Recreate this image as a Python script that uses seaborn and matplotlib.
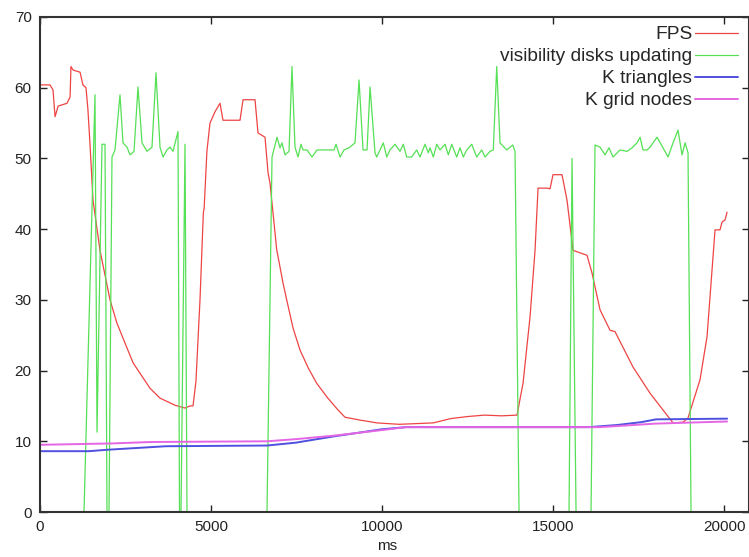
import matplotlib
matplotlib.use("Agg")
import matplotlib.pyplot as plt
import seaborn as sns

# FPS trace (ms, frames per second)
fps_ms = [0, 290, 380, 440, 530, 790, 880, 905, 965, 1170, 1255, 1345, 1400, 1462, 1550,
          1754, 2047, 2250, 2720, 3216, 3509, 3947, 4240, 4386, 4474, 4560, 4678, 4776,
          4800, 4880, 4970, 5117, 5263, 5351, 5848, 5936, 6287, 6374, 6579, 6667, 6725,
          6921, 7105, 7213, 7400, 7602, 7850, 8091, 8400, 8700, 8918, 9357, 9854, 10500,
          11000, 11500, 12000, 12500, 13000, 13500, 13947, 14123, 14328, 14474, 14562,
          14825, 14912, 15000, 15263, 15409, 15585, 15994, 16140, 16374, 16667, 16813,
          17339, 17836, 18509, 18801, 18947, 19298, 19503, 19737, 19883, 19942, 20029,
          20088]
fps = [60.4, 60.4, 59.7, 55.9, 57.4, 57.8, 58.7, 63.0, 62.5, 62.2, 60.4, 60.0, 57.0, 52.0, 44.1,
       37.0, 30.0, 26.7, 21.1, 17.5, 16.1, 15.1, 14.7, 15.0, 15.0, 18.5, 30.0, 42.3,
       43.0, 51.0, 55.0, 56.6, 57.8, 55.4, 55.4, 58.3, 58.3, 53.6, 53.0, 48.0, 46.5,
       37.1, 32.4, 30.0, 26.0, 22.9, 20.3, 18.2, 16.2, 14.5, 13.4, 13.0, 12.6, 12.4,
       12.5, 12.6, 13.2, 13.5, 13.7, 13.6, 13.7, 18.2, 27.6, 37.0, 45.8,
       45.8, 45.7, 47.7, 47.7, 44.1, 37.0, 36.3, 33.8, 28.6, 25.7, 25.5,
       20.5, 16.8, 12.6, 12.7, 13.3, 18.7, 24.8, 39.9, 39.9, 41.0, 41.3,
       42.4]

# visibility disks updating
vis_ms = [0, 1287, 1608, 1667, 1813, 1901, 1959, 2018, 2105, 2193, 2339, 2427, 2544, 2632,
          2749, 2865, 2983, 3129, 3275, 3392, 3509, 3596, 3713, 3801, 3889, 4035, 4079,
          4123, 4240, 4298, 6637, 6784, 6930, 7017, 7076, 7164, 7281, 7368, 7456, 7544,
          7632, 7690, 7807, 7953, 8099, 8596, 8655, 8772, 8889, 9035, 9210, 9328, 9445,
          9562, 9650, 9795, 9845, 10038, 10138, 10234, 10380, 10526, 10623, 10722, 10868,
          11015, 11111, 11257, 11354, 11404, 11500, 11600, 11696, 11842, 11939, 12038,
          12184, 12281, 12377, 12477, 12623, 12769, 12915, 13012, 13158, 13254, 13354,
          13450, 13646, 13822, 13889, 14006, 15468, 15556, 15673, 16111, 16228, 16374,
          16520, 16637, 16754, 16959, 17164, 17310, 17456, 17544, 17632, 17749, 17836,
          18041, 18216, 18363, 18509, 18655, 18772, 18860, 18947, 19035, 20088]
vis = [0, 0, 59, 11.3, 52, 52, 0, 0, 50.2, 51.2, 59, 52.2, 51.6, 50.5,
       51, 60.1, 52.2, 51, 51.6, 62.1, 51.6, 50.2, 51.2, 51.6, 51, 53.8, 0,
       0, 52, 0, 0, 50.2, 53, 51.5, 52.2, 50.5, 51, 63, 51.6, 50.2,
       52, 51.2, 51.2, 50.2, 51.2, 51.2, 52, 50.2, 51.2, 51.5, 52.2, 61.1, 51.2,
       51.2, 60.1, 50.8, 50.2, 52.2, 50.2, 51.2, 52, 51, 52, 50.2, 50.2,
       51.2, 50.2, 52, 50.8, 51.5, 50.2, 52, 51.2, 52, 50.5, 52,
       50.2, 51.5, 50.2, 51.2, 52, 50.2, 51.2, 50.2, 51, 51.2, 63,
       52.2, 51.2, 51.9, 51, 0, 0, 50, 0, 0, 51.9, 51.6,
       50.5, 51.5, 50.2, 51.2, 51, 51.5, 52.2, 53, 51.2, 51.2, 51.6,
       53, 51.5, 50.2, 52.2, 54, 50.5, 52.2, 50.8, 0, 0]

# K triangles
tri_ms = [0, 1430, 1960, 3680, 6640, 7470, 8600, 10000, 10700, 16040, 16870, 17570, 18010, 20090]
tri = [8.6, 8.6, 8.8, 9.3, 9.4, 9.8, 10.7, 11.7, 12.0, 12.0, 12.3, 12.7, 13.1, 13.2]

# K grid nodes
grid_ms = [0, 2130, 3250, 6640, 7470, 8600, 9850, 10700, 16370, 18000, 20090]
grid = [9.5, 9.7, 9.9, 10.0, 10.3, 10.8, 11.5, 12.0, 12.0, 12.5, 12.8]

sns.set_style("ticks")
plt.rcParams['font.family'] = ['Liberation Sans', 'DejaVu Sans']

fig = plt.figure(figsize=(7.49, 5.57), dpi=100)
ax = fig.add_axes([40 / 749, 1 - 512 / 557, 709 / 749, 495 / 557])

sns.lineplot(x=fps_ms, y=fps, label='FPS', color='#ee4444', linewidth=0.9,
             estimator=None, sort=False, ax=ax)
sns.lineplot(x=vis_ms, y=vis, label='visibility disks updating', color='#55e055',
             linewidth=0.9, estimator=None, sort=False, ax=ax)
sns.lineplot(x=tri_ms, y=tri, label='K triangles', color='#5050e0', linewidth=1.4,
             estimator=None, sort=False, ax=ax)
sns.lineplot(x=grid_ms, y=grid, label='K grid nodes', color='#e466e4', linewidth=1.4,
             estimator=None, sort=False, ax=ax)

ax.set_xlim(0, 20730)
ax.set_ylim(0, 70)
ax.set_xticks([0, 5000, 10000, 15000, 20000])
ax.set_yticks(range(0, 71, 10))
ax.tick_params(direction='in', top=True, right=True, length=5, width=1,
               labelsize=11, colors='#222222', pad=6)
for s in ax.spines.values():
    s.set_linewidth(1.5)
    s.set_color('#333333')

ax.set_xlabel('ms', fontsize=11, color='#222222')
ax.xaxis.set_label_coords(0.49, -0.055)
ax.set_ylabel('')

handles, labels = ax.get_legend_handles_labels()
ax.legend(handles, labels, loc='upper right', bbox_to_anchor=(0.985, 0.982),
          frameon=False, markerfirst=False, fontsize=13.8, handlelength=2.25,
          handletextpad=0.15, labelspacing=0.24, borderpad=0, borderaxespad=0)

fig.savefig('out.png', dpi=100)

******

WHAT TO DO: From the data above, write out everything exactly except the pictures.

SOLUTION BELOW:
Recreate this image as a Python script that uses seaborn and matplotlib.
import matplotlib
matplotlib.use("Agg")
import matplotlib.pyplot as plt
import seaborn as sns

# FPS trace (ms, frames per second)
fps_ms = [0, 290, 380, 440, 530, 790, 880, 905, 965, 1170, 1255, 1345, 1400, 1462, 1550,
          1754, 2047, 2250, 2720, 3216, 3509, 3947, 4240, 4386, 4474, 4560, 4678, 4776,
          4800, 4880, 4970, 5117, 5263, 5351, 5848, 5936, 6287, 6374, 6579, 6667, 6725,
          6921, 7105, 7213, 7400, 7602, 7850, 8091, 8400, 8700, 8918, 9357, 9854, 10500,
          11000, 11500, 12000, 12500, 13000, 13500, 13947, 14123, 14328, 14474, 14562,
          14825, 14912, 15000, 15263, 15409, 15585, 15994, 16140, 16374, 16667, 16813,
          17339, 17836, 18509, 18801, 18947, 19298, 19503, 19737, 19883, 19942, 20029,
          20088]
fps = [60.4, 60.4, 59.7, 55.9, 57.4, 57.8, 58.7, 63.0, 62.5, 62.2, 60.4, 60.0, 57.0, 52.0, 44.1,
       37.0, 30.0, 26.7, 21.1, 17.5, 16.1, 15.1, 14.7, 15.0, 15.0, 18.5, 30.0, 42.3,
       43.0, 51.0, 55.0, 56.6, 57.8, 55.4, 55.4, 58.3, 58.3, 53.6, 53.0, 48.0, 46.5,
       37.1, 32.4, 30.0, 26.0, 22.9, 20.3, 18.2, 16.2, 14.5, 13.4, 13.0, 12.6, 12.4,
       12.5, 12.6, 13.2, 13.5, 13.7, 13.6, 13.7, 18.2, 27.6, 37.0, 45.8,
       45.8, 45.7, 47.7, 47.7, 44.1, 37.0, 36.3, 33.8, 28.6, 25.7, 25.5,
       20.5, 16.8, 12.6, 12.7, 13.3, 18.7, 24.8, 39.9, 39.9, 41.0, 41.3,
       42.4]

# visibility disks updating
vis_ms = [0, 1287, 1608, 1667, 1813, 1901, 1959, 2018, 2105, 2193, 2339, 2427, 2544, 2632,
          2749, 2865, 2983, 3129, 3275, 3392, 3509, 3596, 3713, 3801, 3889, 4035, 4079,
          4123, 4240, 4298, 6637, 6784, 6930, 7017, 7076, 7164, 7281, 7368, 7456, 7544,
          7632, 7690, 7807, 7953, 8099, 8596, 8655, 8772, 8889, 9035, 9210, 9328, 9445,
          9562, 9650, 9795, 9845, 10038, 10138, 10234, 10380, 10526, 10623, 10722, 10868,
          11015, 11111, 11257, 11354, 11404, 11500, 11600, 11696, 11842, 11939, 12038,
          12184, 12281, 12377, 12477, 12623, 12769, 12915, 13012, 13158, 13254, 13354,
          13450, 13646, 13822, 13889, 14006, 15468, 15556, 15673, 16111, 16228, 16374,
          16520, 16637, 16754, 16959, 17164, 17310, 17456, 17544, 17632, 17749, 17836,
          18041, 18216, 18363, 18509, 18655, 18772, 18860, 18947, 19035, 20088]
vis = [0, 0, 59, 11.3, 52, 52, 0, 0, 50.2, 51.2, 59, 52.2, 51.6, 50.5,
       51, 60.1, 52.2, 51, 51.6, 62.1, 51.6, 50.2, 51.2, 51.6, 51, 53.8, 0,
       0, 52, 0, 0, 50.2, 53, 51.5, 52.2, 50.5, 51, 63, 51.6, 50.2,
       52, 51.2, 51.2, 50.2, 51.2, 51.2, 52, 50.2, 51.2, 51.5, 52.2, 61.1, 51.2,
       51.2, 60.1, 50.8, 50.2, 52.2, 50.2, 51.2, 52, 51, 52, 50.2, 50.2,
       51.2, 50.2, 52, 50.8, 51.5, 50.2, 52, 51.2, 52, 50.5, 52,
       50.2, 51.5, 50.2, 51.2, 52, 50.2, 51.2, 50.2, 51, 51.2, 63,
       52.2, 51.2, 51.9, 51, 0, 0, 50, 0, 0, 51.9, 51.6,
       50.5, 51.5, 50.2, 51.2, 51, 51.5, 52.2, 53, 51.2, 51.2, 51.6,
       53, 51.5, 50.2, 52.2, 54, 50.5, 52.2, 50.8, 0, 0]

# K triangles
tri_ms = [0, 1430, 1960, 3680, 6640, 7470, 8600, 10000, 10700, 16040, 16870, 17570, 18010, 20090]
tri = [8.6, 8.6, 8.8, 9.3, 9.4, 9.8, 10.7, 11.7, 12.0, 12.0, 12.3, 12.7, 13.1, 13.2]

# K grid nodes
grid_ms = [0, 2130, 3250, 6640, 7470, 8600, 9850, 10700, 16370, 18000, 20090]
grid = [9.5, 9.7, 9.9, 10.0, 10.3, 10.8, 11.5, 12.0, 12.0, 12.5, 12.8]

sns.set_style("ticks")
plt.rcParams['font.family'] = ['Liberation Sans', 'DejaVu Sans']

fig = plt.figure(figsize=(7.49, 5.57), dpi=100)
ax = fig.add_axes([40 / 749, 1 - 512 / 557, 709 / 749, 495 / 557])

sns.lineplot(x=fps_ms, y=fps, label='FPS', color='#ee4444', linewidth=0.9,
             estimator=None, sort=False, ax=ax)
sns.lineplot(x=vis_ms, y=vis, label='visibility disks updating', color='#55e055',
             linewidth=0.9, estimator=None, sort=False, ax=ax)
sns.lineplot(x=tri_ms, y=tri, label='K triangles', color='#5050e0', linewidth=1.4,
             estimator=None, sort=False, ax=ax)
sns.lineplot(x=grid_ms, y=grid, label='K grid nodes', color='#e466e4', linewidth=1.4,
             estimator=None, sort=False, ax=ax)

ax.set_xlim(0, 20730)
ax.set_ylim(0, 70)
ax.set_xticks([0, 5000, 10000, 15000, 20000])
ax.set_yticks(range(0, 71, 10))
ax.tick_params(direction='in', top=True, right=True, length=5, width=1,
               labelsize=11, colors='#222222', pad=6)
for s in ax.spines.values():
    s.set_linewidth(1.5)
    s.set_color('#333333')

ax.set_xlabel('ms', fontsize=11, color='#222222')
ax.xaxis.set_label_coords(0.49, -0.055)
ax.set_ylabel('')

handles, labels = ax.get_legend_handles_labels()
ax.legend(handles, labels, loc='upper right', bbox_to_anchor=(0.985, 0.982),
          frameon=False, markerfirst=False, fontsize=13.8, handlelength=2.25,
          handletextpad=0.15, labelspacing=0.24, borderpad=0, borderaxespad=0)

fig.savefig('out.png', dpi=100)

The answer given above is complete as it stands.